Across America’s orchards and crop fields, a shrinking supply of migrants has already driven pay up faster than in the broader work force. President Donald J. Trump’s immigration policy may turbocharge that trend.
Wages for United States fieldworkers rose 36 percent over the past decade through the conclusion of last year’s harvest last October, compared with 27 percent among nonfarm employees, government data show.
Reducing the supply of labor wouldn’t just cause pay gains to accelerate: The Trump administration’s expanded deportations for undocumented immigrants could put some growers out of business if the actions aren’t accompanied by increases in workers available through legal guest-worker programs.
“You would see operations just shut down,” said Zaid Kurdieh, who employs about two dozen legal immigrants at Norwich Meadows Farm in central New York state. “Even if you fill the gap with legal workers, the wages will jump just to get people to work,” said Kurdieh, whose 80-acre organic farm supplies a wide range of vegetables to farmers’ markets in New York and New Jersey.
While policy shifts on taxes and health care are months or years from taking effect—much less having a broad influence on the world’s largest economy—farms and their workers may provide a more real-time look at the impact of a signature Trump action. Other industries with a significant proportion of undocumented workers include construction and hospitality, with one study suggesting that unauthorized immigrants contribute about 3 percent of private-sector GDP.
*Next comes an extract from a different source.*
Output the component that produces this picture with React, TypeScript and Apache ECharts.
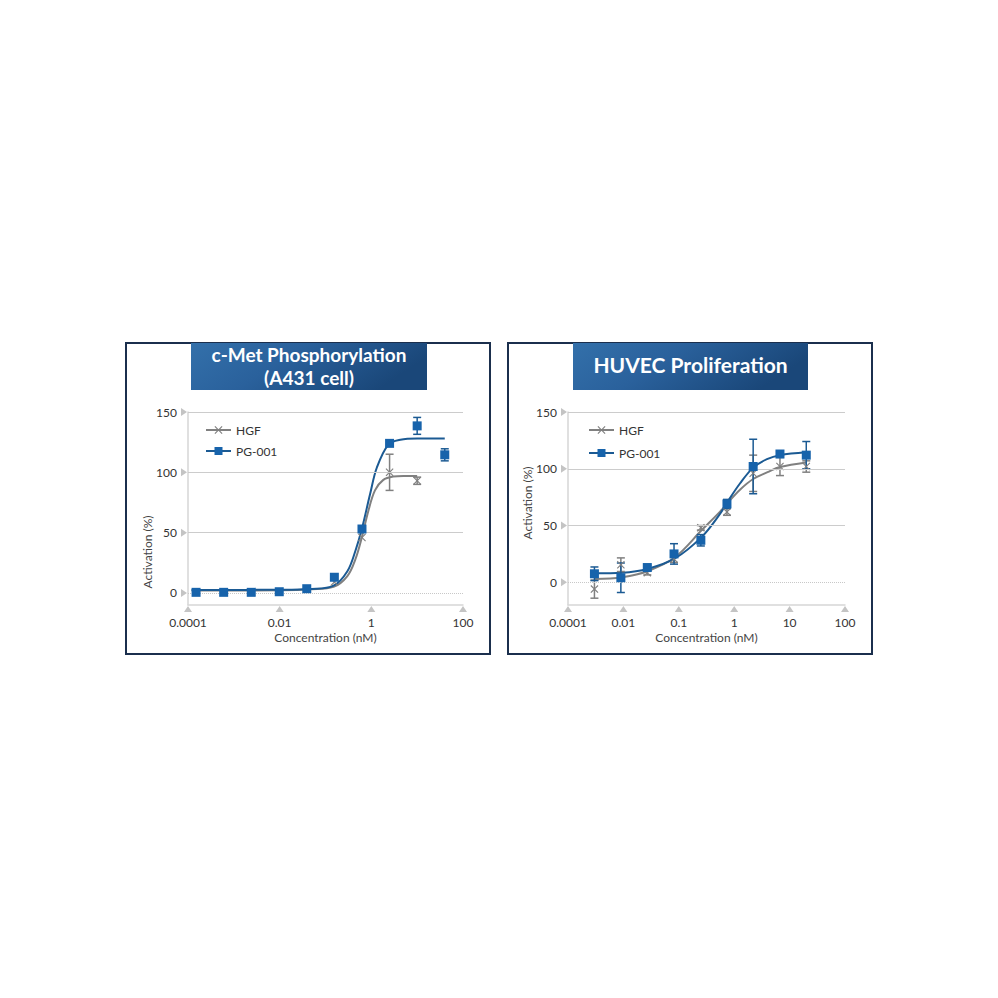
import { useEffect, useRef } from 'react'
import * as echarts from 'echarts'

// c-Met phosphorylation (A431) — 4-fold dilution series, nM
const LEFT_CONC = [0.00015, 0.0006, 0.0024, 0.0098, 0.039, 0.156, 0.625, 2.5, 10, 40]
const LEFT_HGF = [0.5, 0.5, 0.5, 1, 3, 9, 46, 100, 93, null]
const LEFT_HGF_ERR = [0, 0, 0, 0, 0, 0, 0, 15, 3, 0]
const LEFT_PG = [0.5, 0.5, 0.5, 1, 3.5, 13, 53, 124, 138.5, 114.5]
const LEFT_PG_ERR = [0, 0, 0, 0, 0, 0, 0, 0, 7, 5]
// fitted curves as [nM, %]
const LEFT_HGF_FIT = [
  [0.00012, 2], [0.01, 2.2], [0.05, 3], [0.15, 5], [0.3, 14], [0.45, 28], [0.62, 46],
  [0.86, 68], [1.2, 85], [1.8, 93.5], [3, 96.5], [5, 97], [10, 97],
]
const LEFT_PG_FIT = [
  [0.00012, 2.5], [0.01, 2.6], [0.05, 3.2], [0.15, 6], [0.3, 18], [0.45, 35], [0.62, 53],
  [0.94, 82], [1.32, 104], [2.36, 123], [4.3, 127], [10, 128], [40, 128],
]
const LEFT_X_TICKS = [-4, -2, 0, 2]
const LEFT_X_LABELS = ['0.0001', '0.01', '1', '100']

// HUVEC proliferation — 3-fold dilution series, nM
const RIGHT_CONC = [0.003, 0.009, 0.027, 0.082, 0.25, 0.74, 2.2, 6.7, 20]
const RIGHT_HGF = [-6, 15.5, 8.5, 20.5, 48, 62, 96, 102, 102]
const RIGHT_HGF_ERR = [8, 6, 2, 3, 2, 3, 16, 8, 5]
const RIGHT_PG = [7.5, 4, 13, 25, 37, 69, 102, 113, 112]
const RIGHT_PG_ERR = [6, 13, 2, 9, 5, 4, 24, 2, 12]
const RIGHT_HGF_FIT = [
  [0.003, 3], [0.0095, 4.5], [0.028, 10], [0.085, 22], [0.26, 46], [0.55, 62], [0.76, 70],
  [1.3, 82], [2.2, 91], [4, 97], [6.7, 101.5], [20, 105.5],
]
const RIGHT_PG_FIT = [
  [0.003, 8], [0.0095, 8.5], [0.028, 12], [0.085, 21], [0.26, 40], [0.55, 60], [0.76, 71],
  [1.27, 87], [2.2, 101], [3.9, 108.5], [6.7, 112], [20, 114.5],
]
// the source labels its first decade "0.0001" although it sits at 0.001
const RIGHT_X_TICKS = [-3, -2, -1, 0, 1, 2]
const RIGHT_X_LABELS = ['0.0001', '0.01', '0.1', '1', '10', '100']

const Y_TICKS = [0, 50, 100, 150]

const BLUE = '#1763ab'
const BLUE_LINE = '#1b5a93'
const GRAY = '#808080'
const AXIS = '#d6d6d6'
const GRID = '#cccccc'
const TEXT = '#333333'
const FONT = 'Lato, "Open Sans", sans-serif'
const NAVY = '#1b2f4d'

const X_MARK = 'path://M1,0L5,4L9,0L10,1L6,5L10,9L9,10L5,6L1,10L0,9L4,5L0,1Z'

type Panel = {
  conc: number[]
  hgf: (number | null)[]
  hgfErr: number[]
  pg: (number | null)[]
  pgErr: number[]
  hgfFit: number[][]
  pgFit: number[][]
  xTicks: number[]
  xLabels: string[]
  yMin: number
}

function errorBars(i: number, p: Panel, vals: (number | null)[], errs: number[], color: string) {
  const data = p.conc
    .map((c, k) => (vals[k] == null || !errs[k] ? null : [Math.log10(c), vals[k]! - errs[k], vals[k]! + errs[k]]))
    .filter(Boolean)
  return {
    type: 'custom',
    xAxisIndex: i,
    yAxisIndex: i,
    silent: true,
    z: 3,
    encode: { x: 0, y: [1, 2] },
    data,
    renderItem: (_: any, api: any) => {
      const lo = api.coord([api.value(0), api.value(1)])
      const hi = api.coord([api.value(0), api.value(2)])
      const w = 4
      const style = { stroke: color, lineWidth: 1.5 }
      return {
        type: 'group',
        children: [
          { type: 'line', shape: { x1: lo[0], y1: lo[1], x2: hi[0], y2: hi[1] }, style },
          { type: 'line', shape: { x1: lo[0] - w, y1: lo[1], x2: lo[0] + w, y2: lo[1] }, style },
          { type: 'line', shape: { x1: hi[0] - w, y1: hi[1], x2: hi[0] + w, y2: hi[1] }, style },
        ],
      }
    },
  }
}

function points(vals: (number | null)[], conc: number[]) {
  return conc.map((c, k) => (vals[k] == null ? null : [Math.log10(c), vals[k]])).filter(Boolean)
}

function panelSeries(i: number, p: Panel) {
  const xMin = p.xTicks[0]
  return [
    {
      name: 'HGF',
      type: 'line',
      xAxisIndex: i,
      yAxisIndex: i,
      smooth: 0.35,
      symbol: X_MARK,
      symbolSize: 8,
      showSymbol: false,
      silent: true,
      z: 2,
      itemStyle: { color: GRAY },
      lineStyle: { color: GRAY, width: 2 },
      data: p.hgfFit.map(([c, v]) => [Math.log10(c), v]),
    },
    {
      name: 'PG-001',
      type: 'line',
      xAxisIndex: i,
      yAxisIndex: i,
      smooth: 0.35,
      symbol: 'rect',
      symbolSize: 8,
      showSymbol: false,
      silent: true,
      z: 2,
      itemStyle: { color: BLUE },
      lineStyle: { color: BLUE_LINE, width: 2 },
      data: p.pgFit.map(([c, v]) => [Math.log10(c), v]),
    },
    errorBars(i, p, p.hgf, p.hgfErr, GRAY),
    errorBars(i, p, p.pg, p.pgErr, BLUE_LINE),
    {
      name: 'HGF',
      type: 'scatter',
      xAxisIndex: i,
      yAxisIndex: i,
      symbol: X_MARK,
      symbolSize: 8,
      z: 4,
      itemStyle: { color: GRAY, opacity: 1 },
      data: points(p.hgf, p.conc),
    },
    {
      name: 'PG-001',
      type: 'scatter',
      xAxisIndex: i,
      yAxisIndex: i,
      symbol: 'rect',
      symbolSize: 9,
      z: 5,
      itemStyle: { color: BLUE, opacity: 1 },
      data: points(p.pg, p.conc),
    },
    // tick arrows on the y axis, plus the horizontal grid
    {
      type: 'scatter',
      xAxisIndex: i,
      yAxisIndex: i,
      silent: true,
      clip: false,
      symbol: 'triangle',
      symbolSize: [8, 6],
      symbolRotate: -90,
      symbolOffset: [-4, 0],
      itemStyle: { color: '#c4c4c4', opacity: 1 },
      z: 1,
      data: Y_TICKS.map((v) => [xMin, v]),
      markLine: {
        silent: true,
        symbol: ['none', 'none'],
        label: { show: false },
        lineStyle: { color: GRID, width: 1, type: 'solid' },
        data: Y_TICKS.map((v) =>
          v === 0 ? { yAxis: v, lineStyle: { type: 'dotted', color: '#c8c8c8' } } : { yAxis: v },
        ),
      },
    },
    // tick arrows under the x axis
    {
      type: 'scatter',
      xAxisIndex: i,
      yAxisIndex: i,
      silent: true,
      clip: false,
      symbol: 'triangle',
      symbolSize: [8, 6],
      symbolOffset: [0, 4],
      itemStyle: { color: '#c4c4c4', opacity: 1 },
      z: 1,
      data: p.xTicks.map((t) => [t, p.yMin]),
    },
  ]
}

const PANELS: Panel[] = [
  {
    conc: LEFT_CONC, hgf: LEFT_HGF, hgfErr: LEFT_HGF_ERR, pg: LEFT_PG, pgErr: LEFT_PG_ERR,
    hgfFit: LEFT_HGF_FIT, pgFit: LEFT_PG_FIT, xTicks: LEFT_X_TICKS, xLabels: LEFT_X_LABELS, yMin: -10,
  },
  {
    conc: RIGHT_CONC, hgf: RIGHT_HGF, hgfErr: RIGHT_HGF_ERR, pg: RIGHT_PG, pgErr: RIGHT_PG_ERR,
    hgfFit: RIGHT_HGF_FIT, pgFit: RIGHT_PG_FIT, xTicks: RIGHT_X_TICKS, xLabels: RIGHT_X_LABELS, yMin: -20,
  },
]

const GRIDS = [
  { left: 188, top: 412, width: 275, height: 193 },
  { left: 568, top: 412, width: 277, height: 193 },
]

function titleBox(x: number, w: number, title: string, y: number, size: number) {
  return [
    {
      type: 'rect',
      shape: { x, y: 343, width: w, height: 47 },
      style: {
        fill: {
          type: 'linear', x: 0, y: 0, x2: 1, y2: 0.3,
          colorStops: [
            { offset: 0, color: '#3370aa' },
            { offset: 0.45, color: '#2a619c' },
            { offset: 1, color: '#1a4779' },
          ],
        },
      },
      z: 10,
    },
    {
      type: 'text',
      x: x + w / 2,
      y,
      z: 11,
      style: {
        text: title,
        fill: '#ffffff',
        font: `bold ${size}px ${FONT}`,
        lineHeight: 23,
        align: 'center',
        verticalAlign: 'middle',
        shadowColor: 'rgba(0,0,0,0.35)',
        shadowBlur: 2,
      },
    },
  ]
}

function buildOption(): echarts.EChartsOption {
  return {
    animation: false,
    textStyle: { fontFamily: FONT },
    grid: GRIDS,
    legend: [
      { left: 200, top: 419, itemGap: 9 },
      { left: 583, top: 419, itemGap: 11 },
    ].map((l) => ({
      ...l,
      orient: 'vertical',
      itemWidth: 25,
      itemHeight: 10,
      data: ['HGF', 'PG-001'],
      selectedMode: false,
      textStyle: { color: TEXT, fontSize: 12, fontFamily: FONT },
    })),
    xAxis: PANELS.map((p, i) => ({
      type: 'value',
      gridIndex: i,
      min: p.xTicks[0],
      max: p.xTicks[p.xTicks.length - 1],
      interval: p.xTicks[1] - p.xTicks[0],
      name: 'Concentration (nM)',
      nameLocation: 'middle',
      nameGap: 26,
      nameTextStyle: { color: '#444', fontSize: 12, fontFamily: FONT },
      axisLine: { onZero: false, lineStyle: { color: AXIS, width: 1.5 } },
      axisTick: { show: false },
      splitLine: { show: false },
      axisLabel: {
        color: TEXT,
        fontSize: 12,
        margin: 11,
        formatter: (v: number) => {
          const k = p.xTicks.findIndex((t) => Math.abs(t - v) < 1e-6)
          return k < 0 ? '' : p.xLabels[k]
        },
      },
    })),
    yAxis: PANELS.map((p, i) => ({
      type: 'value',
      gridIndex: i,
      min: p.yMin,
      max: 150,
      interval: 10,
      axisLine: { show: true, onZero: false, lineStyle: { color: AXIS, width: 1.5 } },
      axisTick: { show: false },
      splitLine: { show: false },
      axisLabel: {
        color: TEXT,
        fontSize: 12,
        margin: 11,
        formatter: (v: number) => (Y_TICKS.includes(Math.round(v)) && Math.abs(v - Math.round(v)) < 1e-6 ? String(Math.round(v)) : ''),
      },
    })),
    series: PANELS.flatMap((p, i) => panelSeries(i, p)) as any,
    graphic: [
      { type: 'rect', shape: { x: 126, y: 343, width: 364, height: 311 }, style: { fill: 'none', stroke: NAVY, lineWidth: 2 }, z: 9 },
      { type: 'rect', shape: { x: 508, y: 343, width: 364, height: 311 }, style: { fill: 'none', stroke: NAVY, lineWidth: 2 }, z: 9 },
      ...titleBox(191, 236, 'c-Met Phosphorylation\n(A431 cell)', 366, 19),
      ...titleBox(573, 235, 'HUVEC Proliferation', 364, 21),
      {
        type: 'text', x: 147, y: 552, rotation: Math.PI / 2,
        style: { text: 'Activation (%)', fill: '#444', font: `12px ${FONT}`, align: 'center', verticalAlign: 'middle' },
      },
      {
        type: 'text', x: 527, y: 503, rotation: Math.PI / 2,
        style: { text: 'Activation (%)', fill: '#444', font: `12px ${FONT}`, align: 'center', verticalAlign: 'middle' },
      },
    ] as any,
  }
}

export default function App() {
  const ref = useRef<HTMLDivElement>(null)

  useEffect(() => {
    const el = ref.current
    if (!el) return
    const chart = echarts.init(el, undefined, { renderer: 'svg' })
    chart.setOption(buildOption())
    return () => chart.dispose()
  }, [])

  return (
    <div
      ref={ref}
      style={{ position: 'absolute', left: 0, top: 0, width: 998, height: 998, background: '#ffffff' }}
    />
  )
}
Trump’s immigration plan, outlined in memos last Tuesday, would add 15,000 border-enforcement agents to enforce immigration laws and expand the categories of undocumented immigrants targeted for expulsion. The administration is arguing the moves are necessary to fulfill campaign promises to restore the integrity of national borders, while critics call it a detailed blueprint for the mass deportation of 11 million undocumented immigrants.
The extent of actual deportations and the system’s capacity to handle them is unclear. Officials haven’t given targets for the number of expulsions, after more than 2.7 million during former President Barack Obama’s eight-year term. Homeland Security Secretary John Kelly vowed last Thursday that there would be no “mass” deportations.
While much of the US farm economy is mechanized, fresh produce and dairy remain heavily dependent on human labor. Immigrants, both legal and unauthorized, have supplied that labor for generations. American farms have already faced worker shortages from Obama’s stepped-up deportations and a decline in arrivals from Mexico, traditionally the main source of migrants.
Farm profits
About a quarter of the US farm work force, more than 300,000 people, don’t have valid immigration papers, according to a 2009 survey by the Pew Hispanic Center. Other studies suggest the number may be more than 1 million and as much as 70 percent of all workers.
The sector is already struggling: The US Department of Agriculture (USDA) said on February 7 farm profits this year will fall for the fourth consecutive year, the first time that’s happened since the 1970s.
An immigration policy focused on closing the border would shift as much as 61 percent of US fruit production to other countries and send jobs to nearby nations, such as Mexico, in part because wage costs would make US foods less competitive, according to a 2014 study commissioned by the American Farm Bureau Federation, the largest US farmer group.
Cutting the total unauthorized work force by roughly half, meanwhile, would push wages for undocumented and legal guest farmworkers as much as 40 percent higher than they would have been otherwise over a 15-year period, according to a 2012 study by the USDA.